Resta esperar lo que ocurra en las próximas elecciones de
Congreso y Presidente de la República, en una campaña que vuelve sobre la
polarización que se ha vivido en los últimos debates electorales en torno a una
salida negociada o la confrontación militar con las organizaciones guerrilleras,
que ahora se relaciona con el futuro que les espera a los acuerdos. Es decir,
si a uno y otro llegarán quienes están dispuestos a continuar con su implementación
o, por el contrario, quienes buscarán desconocerlos y van a reversar lo poco
que hasta ahora se ha logrado avanzar.
La consolidación de la paz o la continuidad de la guerra,
convertidos ahora más que nada en factores de manipulación del electorado,
vuelven a ser entonces decisorios, especialmente para saber quién llegue a
ocupar la silla presidencial. Las volteretas en el Congreso de algunos partidos
que formaron parte del gobierno de la Unidad Nacional, particularmente el del
exvicepresidente y hoy candidato de Cambio Radical, Germán Vargas Lleras, son
la evidencia de cómo los viejos zorros de la política saben disponer las cargas
para que mejor anden sus mulas. No importa el qué dirán. A lo mejor nadie dice
nada.
Pero es también una manera de poner un velo sobre uno de los
hechos que más debería llamar la atención a los ciudadanos a la hora de elegir,
como es el de la corrupción, que tanto eco ha tenido en estos últimos años y en
los que están implicados buena parte de los representantes de los partidos
cuyos líderes aspiran a la presidencia o a ser elegidos o reelegidos al Senado
o la Cámara de Representantes.
De manera que si los electores no reaccionan tendremos
nuevamente en el Congreso a personajes como el heredero de Kiko Gómez en La
Guajira, los Ñoños, los Musa Besaile, los Zuccardi, los Char, los Gnecco, los
Aguilar, etc., corruptos o parapolíticos de diferente cuño partidista, para
nombrar solo a algunos de los que quedaron incluidos en las listas de Cambio
Radical, el partido de La U, Opción ciudadana o Centro Democrático, que no son
más que los nuevos odres a los que han ido a parar los antiguos militantes de
los partidos Liberal o Conservador, también contaminados y de los que por ahora
no va quedando sino el nombre.
Pero también hay que entender el reflejo de una polarización
en la que se sintetizan dos modelos o visiones de país: por un lado, la de un sector
retardatario que quiere que el estado de cosas se mantenga, en el que se
inscriben los sectores de derecha y extrema derecha y, por otro, la de los sectores
de izquierda o progresistas, dispuestos a dejar que se produzcan las
transformaciones para que, en todas sus manifestaciones, la democracia y la paz
sean el hecho fundante de una nueva versión de país y sociedad.
El
hecho novedoso será la participación de la FARC en el debate electoral, que
independiente de cuáles sean sus resultados es de todas maneras una señal
positiva e inédita en la etapa más reciente de la historia de Colombia; les
calla la boca a quienes todavía descreen que son posibles soluciones distintas
a las que sólo buscan eternizar la guerra, reafirmando que su desmovilización
es un hecho y que está en firme su acogida a los acuerdos y su disposición a
seguir en la lucha política, esta vez por la vías legales y constitucionales.

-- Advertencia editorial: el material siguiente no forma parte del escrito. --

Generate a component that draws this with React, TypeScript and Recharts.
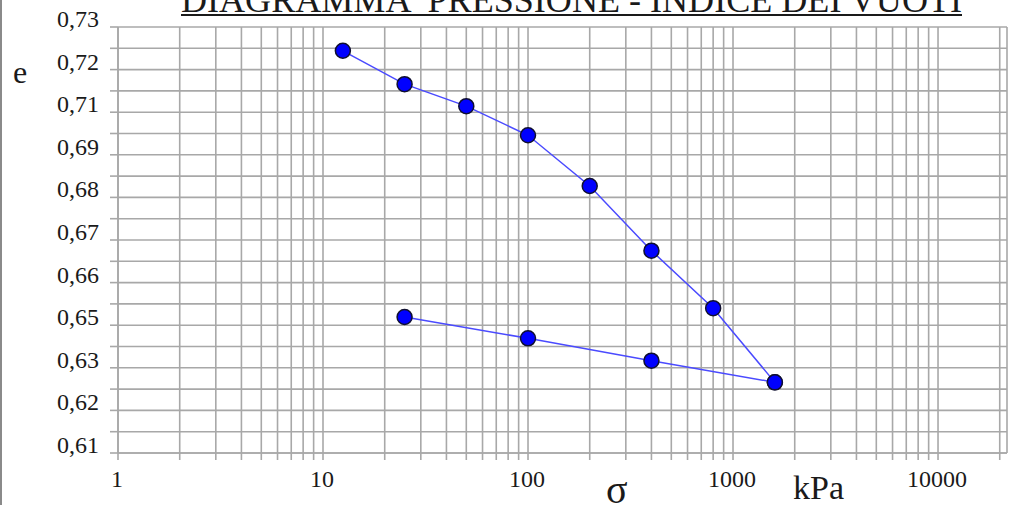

Esperemos a ver si los electores castigan a quienes pese a sus
antecedentes en hechos de corrupción, su doble moral y su negativa a dejar que
el país avance en la creación de condiciones más dignas para todos los
colombianos, esperan seguir gozado de las mieles del poder. Ojalá esta vez le den
la oportunidad a fuerzas renovadas, que lleven al país al umbral civilizatorio
que corresponde, avanzadas ya casi dos décadas del siglo XXI.